Like Switzerland’s recent ban on minarets, this legislation is a response to Muslim immigration and a reflection of Europe’s unease with some cultural expressions of Islamic culture. But just as the presence of minarets amid the Alps interferes with no one’s rights, the same is true of women who veil themselves in public. (The argument that veils could allow criminals to conceal themselves is far-fetched.)

In justifying the ban, Sarkozy appealed to the French tradition of laicite, a term that connotes a stricter separation of church and state and a more secular society than is mandated by the U.S. Constitution or found in other democracies.
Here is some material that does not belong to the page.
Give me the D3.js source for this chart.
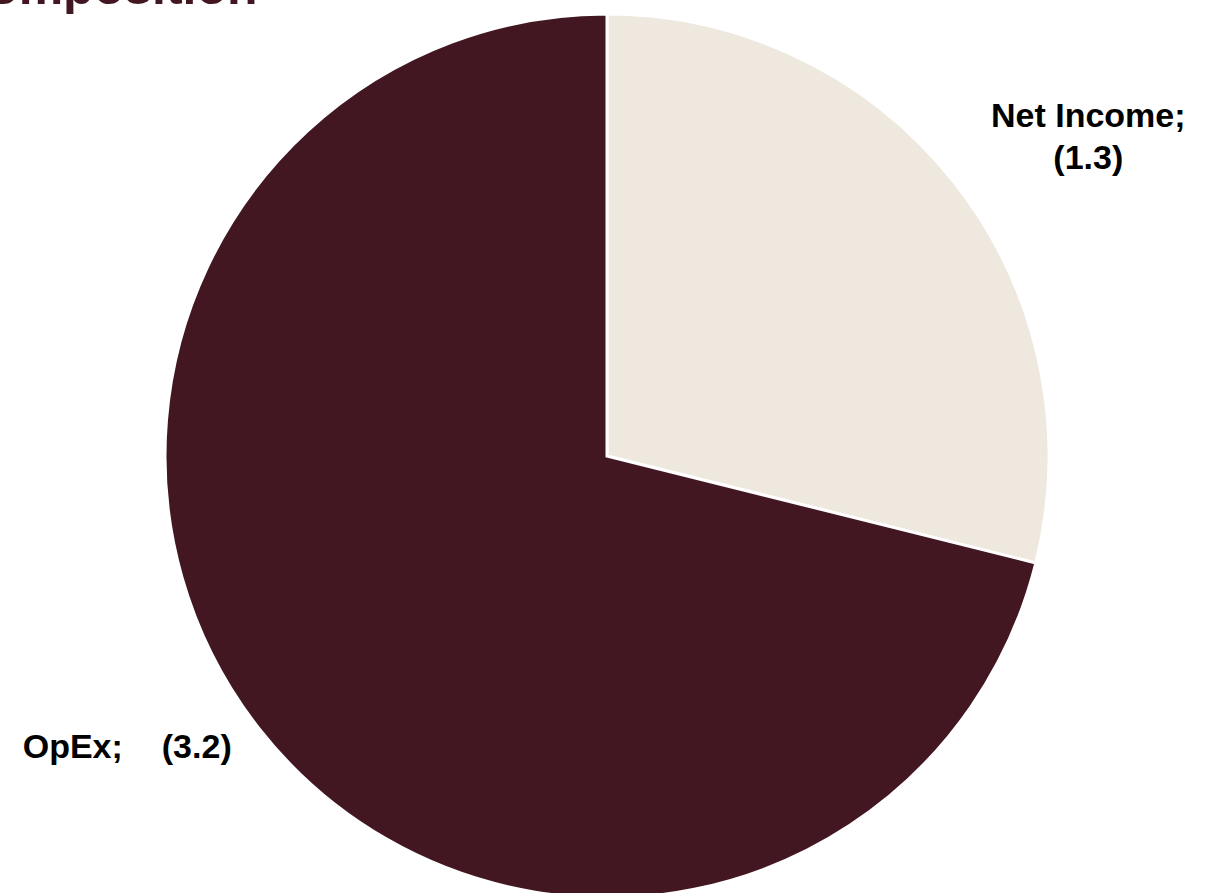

But to the extent that laicite allows for blatant discrimination against religious practice, it is incompatible with Article 18 of the Universal Declaration of Human Rights, which says that everyone “has the right to freedom of thought, conscience and religion. This right includes freedom to change his religion or belief, and freedom, either alone or in community with others and in public or private, to manifest his religion or belief in teaching, practice, worship and observance.”

Assimilating Islamic immigrants has been a challenge for several European countries, one that Americans sometimes minimize. It is also true that a minority of Muslims may reject the idea of pluralism and religious tolerance. But those very values argue against overreactions like the proposed ban on the wearing of veils, Sarkozy’s elegant explanation notwithstanding. France’s Parliament should reject the ban.